SHORT PROBLEM - Without the images, write out the whole listing exactly.

DATA SECTION -
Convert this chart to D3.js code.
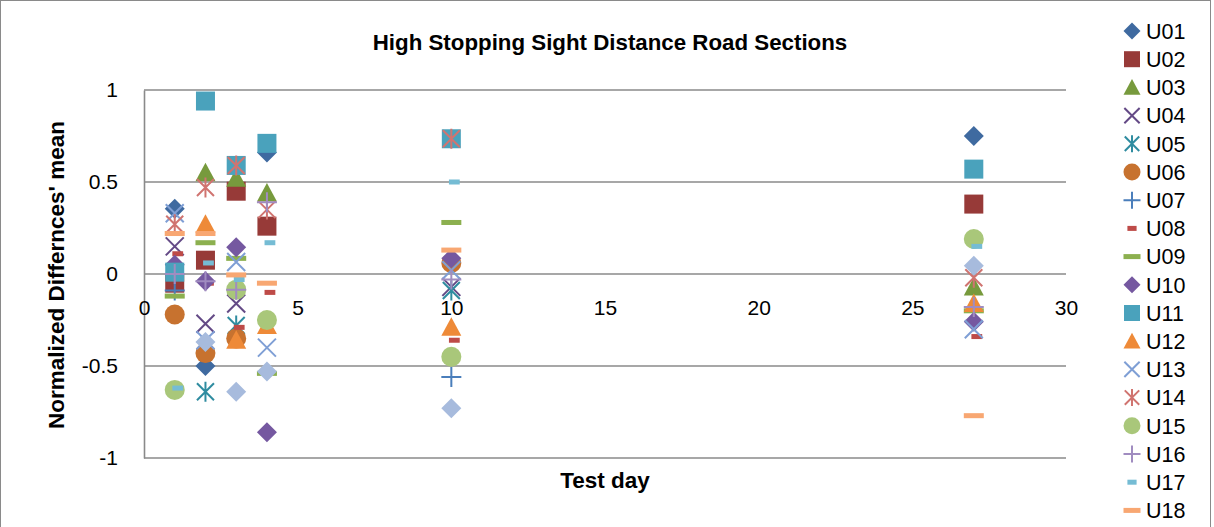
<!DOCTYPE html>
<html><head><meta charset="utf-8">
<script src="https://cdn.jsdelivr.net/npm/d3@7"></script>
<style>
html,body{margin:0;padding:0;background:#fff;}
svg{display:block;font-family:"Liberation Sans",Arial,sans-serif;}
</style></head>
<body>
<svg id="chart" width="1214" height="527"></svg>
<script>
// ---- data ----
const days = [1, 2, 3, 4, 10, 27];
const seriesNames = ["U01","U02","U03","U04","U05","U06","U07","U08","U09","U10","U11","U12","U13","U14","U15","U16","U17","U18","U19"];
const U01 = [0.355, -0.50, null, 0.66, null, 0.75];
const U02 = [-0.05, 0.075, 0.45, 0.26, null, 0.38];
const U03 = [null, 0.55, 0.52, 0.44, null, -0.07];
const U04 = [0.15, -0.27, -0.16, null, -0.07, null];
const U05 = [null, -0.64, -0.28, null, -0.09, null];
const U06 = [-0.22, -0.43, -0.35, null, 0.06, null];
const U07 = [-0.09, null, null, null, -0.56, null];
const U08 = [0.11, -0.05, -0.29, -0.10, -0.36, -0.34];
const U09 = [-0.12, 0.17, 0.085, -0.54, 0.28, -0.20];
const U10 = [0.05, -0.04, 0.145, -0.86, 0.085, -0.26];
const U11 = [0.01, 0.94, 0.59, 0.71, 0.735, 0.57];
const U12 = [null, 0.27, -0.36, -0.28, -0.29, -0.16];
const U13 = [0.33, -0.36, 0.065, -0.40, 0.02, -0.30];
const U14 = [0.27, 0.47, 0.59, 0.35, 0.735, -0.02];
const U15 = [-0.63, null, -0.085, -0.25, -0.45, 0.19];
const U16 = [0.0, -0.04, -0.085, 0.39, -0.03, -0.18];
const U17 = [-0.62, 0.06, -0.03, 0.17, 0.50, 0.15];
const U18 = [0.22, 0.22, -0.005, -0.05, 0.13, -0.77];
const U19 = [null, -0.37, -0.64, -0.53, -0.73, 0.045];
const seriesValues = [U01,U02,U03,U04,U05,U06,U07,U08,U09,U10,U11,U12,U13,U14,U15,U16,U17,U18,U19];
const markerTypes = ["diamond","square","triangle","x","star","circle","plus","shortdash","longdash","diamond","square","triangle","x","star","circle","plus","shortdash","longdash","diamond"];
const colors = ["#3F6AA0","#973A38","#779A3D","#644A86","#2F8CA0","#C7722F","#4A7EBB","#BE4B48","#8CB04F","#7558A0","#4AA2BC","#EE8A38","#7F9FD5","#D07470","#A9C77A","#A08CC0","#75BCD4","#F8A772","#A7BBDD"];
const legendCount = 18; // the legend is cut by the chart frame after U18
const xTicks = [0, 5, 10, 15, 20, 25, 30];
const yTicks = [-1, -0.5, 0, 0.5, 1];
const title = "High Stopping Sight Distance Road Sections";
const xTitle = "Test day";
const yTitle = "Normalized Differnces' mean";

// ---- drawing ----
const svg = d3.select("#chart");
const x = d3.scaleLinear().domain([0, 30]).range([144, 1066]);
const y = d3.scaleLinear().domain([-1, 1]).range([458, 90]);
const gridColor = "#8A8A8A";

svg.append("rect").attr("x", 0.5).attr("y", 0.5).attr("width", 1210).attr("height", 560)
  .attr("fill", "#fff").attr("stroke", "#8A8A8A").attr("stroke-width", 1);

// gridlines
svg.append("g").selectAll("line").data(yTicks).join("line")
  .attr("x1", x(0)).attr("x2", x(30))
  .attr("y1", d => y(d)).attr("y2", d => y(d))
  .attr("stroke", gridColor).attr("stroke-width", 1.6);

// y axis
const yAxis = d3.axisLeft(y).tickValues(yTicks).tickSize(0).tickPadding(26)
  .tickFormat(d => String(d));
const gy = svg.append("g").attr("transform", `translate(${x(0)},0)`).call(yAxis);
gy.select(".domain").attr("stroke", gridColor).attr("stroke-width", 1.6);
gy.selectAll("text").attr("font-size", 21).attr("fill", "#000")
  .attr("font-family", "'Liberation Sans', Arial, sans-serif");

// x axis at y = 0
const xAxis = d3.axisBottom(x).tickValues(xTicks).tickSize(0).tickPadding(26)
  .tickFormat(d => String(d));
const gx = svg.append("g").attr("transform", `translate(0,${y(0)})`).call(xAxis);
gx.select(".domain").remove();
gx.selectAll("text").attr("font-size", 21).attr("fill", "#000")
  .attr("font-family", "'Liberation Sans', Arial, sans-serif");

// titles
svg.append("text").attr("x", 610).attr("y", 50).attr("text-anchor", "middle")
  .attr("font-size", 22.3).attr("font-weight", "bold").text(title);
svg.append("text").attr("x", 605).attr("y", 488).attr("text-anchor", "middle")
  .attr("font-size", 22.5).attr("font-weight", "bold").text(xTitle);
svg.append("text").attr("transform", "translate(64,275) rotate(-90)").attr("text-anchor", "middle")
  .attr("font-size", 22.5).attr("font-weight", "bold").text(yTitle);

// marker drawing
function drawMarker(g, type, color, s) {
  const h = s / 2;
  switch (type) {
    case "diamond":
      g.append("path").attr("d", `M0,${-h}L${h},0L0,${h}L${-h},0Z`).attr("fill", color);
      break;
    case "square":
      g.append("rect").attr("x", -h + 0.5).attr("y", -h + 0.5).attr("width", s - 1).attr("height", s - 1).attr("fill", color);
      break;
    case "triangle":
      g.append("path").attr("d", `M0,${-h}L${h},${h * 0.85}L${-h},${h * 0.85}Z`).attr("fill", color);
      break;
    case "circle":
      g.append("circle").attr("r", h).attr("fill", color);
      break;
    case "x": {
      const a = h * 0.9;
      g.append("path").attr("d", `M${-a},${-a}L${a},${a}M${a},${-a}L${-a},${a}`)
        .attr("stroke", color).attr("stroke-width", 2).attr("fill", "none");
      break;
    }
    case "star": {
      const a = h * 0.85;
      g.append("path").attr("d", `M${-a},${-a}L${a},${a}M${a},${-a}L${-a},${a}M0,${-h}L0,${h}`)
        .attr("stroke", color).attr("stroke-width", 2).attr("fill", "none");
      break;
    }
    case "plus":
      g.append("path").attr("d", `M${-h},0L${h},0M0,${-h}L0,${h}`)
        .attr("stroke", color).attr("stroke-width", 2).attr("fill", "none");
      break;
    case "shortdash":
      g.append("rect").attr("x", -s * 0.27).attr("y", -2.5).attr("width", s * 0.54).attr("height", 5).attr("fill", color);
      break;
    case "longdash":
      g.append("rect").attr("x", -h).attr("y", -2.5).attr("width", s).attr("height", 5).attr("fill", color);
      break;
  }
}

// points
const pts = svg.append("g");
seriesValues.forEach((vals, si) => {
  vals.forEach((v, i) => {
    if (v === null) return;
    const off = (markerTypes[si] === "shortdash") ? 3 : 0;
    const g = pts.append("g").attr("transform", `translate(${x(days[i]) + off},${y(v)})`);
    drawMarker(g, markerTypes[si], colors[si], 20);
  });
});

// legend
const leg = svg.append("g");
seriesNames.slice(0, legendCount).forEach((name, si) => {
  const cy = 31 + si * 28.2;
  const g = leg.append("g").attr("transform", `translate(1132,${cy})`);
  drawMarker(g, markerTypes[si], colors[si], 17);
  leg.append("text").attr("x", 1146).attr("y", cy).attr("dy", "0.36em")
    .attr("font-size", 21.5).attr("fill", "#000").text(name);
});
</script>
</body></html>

RIGHT ANSWER -
Convert this chart to D3.js code.
<!DOCTYPE html>
<html><head><meta charset="utf-8">
<script src="https://cdn.jsdelivr.net/npm/d3@7"></script>
<style>
html,body{margin:0;padding:0;background:#fff;}
svg{display:block;font-family:"Liberation Sans",Arial,sans-serif;}
</style></head>
<body>
<svg id="chart" width="1214" height="527"></svg>
<script>
// ---- data ----
const days = [1, 2, 3, 4, 10, 27];
const seriesNames = ["U01","U02","U03","U04","U05","U06","U07","U08","U09","U10","U11","U12","U13","U14","U15","U16","U17","U18","U19"];
const U01 = [0.355, -0.50, null, 0.66, null, 0.75];
const U02 = [-0.05, 0.075, 0.45, 0.26, null, 0.38];
const U03 = [null, 0.55, 0.52, 0.44, null, -0.07];
const U04 = [0.15, -0.27, -0.16, null, -0.07, null];
const U05 = [null, -0.64, -0.28, null, -0.09, null];
const U06 = [-0.22, -0.43, -0.35, null, 0.06, null];
const U07 = [-0.09, null, null, null, -0.56, null];
const U08 = [0.11, -0.05, -0.29, -0.10, -0.36, -0.34];
const U09 = [-0.12, 0.17, 0.085, -0.54, 0.28, -0.20];
const U10 = [0.05, -0.04, 0.145, -0.86, 0.085, -0.26];
const U11 = [0.01, 0.94, 0.59, 0.71, 0.735, 0.57];
const U12 = [null, 0.27, -0.36, -0.28, -0.29, -0.16];
const U13 = [0.33, -0.36, 0.065, -0.40, 0.02, -0.30];
const U14 = [0.27, 0.47, 0.59, 0.35, 0.735, -0.02];
const U15 = [-0.63, null, -0.085, -0.25, -0.45, 0.19];
const U16 = [0.0, -0.04, -0.085, 0.39, -0.03, -0.18];
const U17 = [-0.62, 0.06, -0.03, 0.17, 0.50, 0.15];
const U18 = [0.22, 0.22, -0.005, -0.05, 0.13, -0.77];
const U19 = [null, -0.37, -0.64, -0.53, -0.73, 0.045];
const seriesValues = [U01,U02,U03,U04,U05,U06,U07,U08,U09,U10,U11,U12,U13,U14,U15,U16,U17,U18,U19];
const markerTypes = ["diamond","square","triangle","x","star","circle","plus","shortdash","longdash","diamond","square","triangle","x","star","circle","plus","shortdash","longdash","diamond"];
const colors = ["#3F6AA0","#973A38","#779A3D","#644A86","#2F8CA0","#C7722F","#4A7EBB","#BE4B48","#8CB04F","#7558A0","#4AA2BC","#EE8A38","#7F9FD5","#D07470","#A9C77A","#A08CC0","#75BCD4","#F8A772","#A7BBDD"];
const legendCount = 18; // the legend is cut by the chart frame after U18
const xTicks = [0, 5, 10, 15, 20, 25, 30];
const yTicks = [-1, -0.5, 0, 0.5, 1];
const title = "High Stopping Sight Distance Road Sections";
const xTitle = "Test day";
const yTitle = "Normalized Differnces' mean";

// ---- drawing ----
const svg = d3.select("#chart");
const x = d3.scaleLinear().domain([0, 30]).range([144, 1066]);
const y = d3.scaleLinear().domain([-1, 1]).range([458, 90]);
const gridColor = "#8A8A8A";

svg.append("rect").attr("x", 0.5).attr("y", 0.5).attr("width", 1210).attr("height", 560)
  .attr("fill", "#fff").attr("stroke", "#8A8A8A").attr("stroke-width", 1);

// gridlines
svg.append("g").selectAll("line").data(yTicks).join("line")
  .attr("x1", x(0)).attr("x2", x(30))
  .attr("y1", d => y(d)).attr("y2", d => y(d))
  .attr("stroke", gridColor).attr("stroke-width", 1.6);

// y axis
const yAxis = d3.axisLeft(y).tickValues(yTicks).tickSize(0).tickPadding(26)
  .tickFormat(d => String(d));
const gy = svg.append("g").attr("transform", `translate(${x(0)},0)`).call(yAxis);
gy.select(".domain").attr("stroke", gridColor).attr("stroke-width", 1.6);
gy.selectAll("text").attr("font-size", 21).attr("fill", "#000")
  .attr("font-family", "'Liberation Sans', Arial, sans-serif");

// x axis at y = 0
const xAxis = d3.axisBottom(x).tickValues(xTicks).tickSize(0).tickPadding(26)
  .tickFormat(d => String(d));
const gx = svg.append("g").attr("transform", `translate(0,${y(0)})`).call(xAxis);
gx.select(".domain").remove();
gx.selectAll("text").attr("font-size", 21).attr("fill", "#000")
  .attr("font-family", "'Liberation Sans', Arial, sans-serif");

// titles
svg.append("text").attr("x", 610).attr("y", 50).attr("text-anchor", "middle")
  .attr("font-size", 22.3).attr("font-weight", "bold").text(title);
svg.append("text").attr("x", 605).attr("y", 488).attr("text-anchor", "middle")
  .attr("font-size", 22.5).attr("font-weight", "bold").text(xTitle);
svg.append("text").attr("transform", "translate(64,275) rotate(-90)").attr("text-anchor", "middle")
  .attr("font-size", 22.5).attr("font-weight", "bold").text(yTitle);

// marker drawing
function drawMarker(g, type, color, s) {
  const h = s / 2;
  switch (type) {
    case "diamond":
      g.append("path").attr("d", `M0,${-h}L${h},0L0,${h}L${-h},0Z`).attr("fill", color);
      break;
    case "square":
      g.append("rect").attr("x", -h + 0.5).attr("y", -h + 0.5).attr("width", s - 1).attr("height", s - 1).attr("fill", color);
      break;
    case "triangle":
      g.append("path").attr("d", `M0,${-h}L${h},${h * 0.85}L${-h},${h * 0.85}Z`).attr("fill", color);
      break;
    case "circle":
      g.append("circle").attr("r", h).attr("fill", color);
      break;
    case "x": {
      const a = h * 0.9;
      g.append("path").attr("d", `M${-a},${-a}L${a},${a}M${a},${-a}L${-a},${a}`)
        .attr("stroke", color).attr("stroke-width", 2).attr("fill", "none");
      break;
    }
    case "star": {
      const a = h * 0.85;
      g.append("path").attr("d", `M${-a},${-a}L${a},${a}M${a},${-a}L${-a},${a}M0,${-h}L0,${h}`)
        .attr("stroke", color).attr("stroke-width", 2).attr("fill", "none");
      break;
    }
    case "plus":
      g.append("path").attr("d", `M${-h},0L${h},0M0,${-h}L0,${h}`)
        .attr("stroke", color).attr("stroke-width", 2).attr("fill", "none");
      break;
    case "shortdash":
      g.append("rect").attr("x", -s * 0.27).attr("y", -2.5).attr("width", s * 0.54).attr("height", 5).attr("fill", color);
      break;
    case "longdash":
      g.append("rect").attr("x", -h).attr("y", -2.5).attr("width", s).attr("height", 5).attr("fill", color);
      break;
  }
}

// points
const pts = svg.append("g");
seriesValues.forEach((vals, si) => {
  vals.forEach((v, i) => {
    if (v === null) return;
    const off = (markerTypes[si] === "shortdash") ? 3 : 0;
    const g = pts.append("g").attr("transform", `translate(${x(days[i]) + off},${y(v)})`);
    drawMarker(g, markerTypes[si], colors[si], 20);
  });
});

// legend
const leg = svg.append("g");
seriesNames.slice(0, legendCount).forEach((name, si) => {
  const cy = 31 + si * 28.2;
  const g = leg.append("g").attr("transform", `translate(1132,${cy})`);
  drawMarker(g, markerTypes[si], colors[si], 17);
  leg.append("text").attr("x", 1146).attr("y", cy).attr("dy", "0.36em")
    .attr("font-size", 21.5).attr("fill", "#000").text(name);
});
</script>
</body></html>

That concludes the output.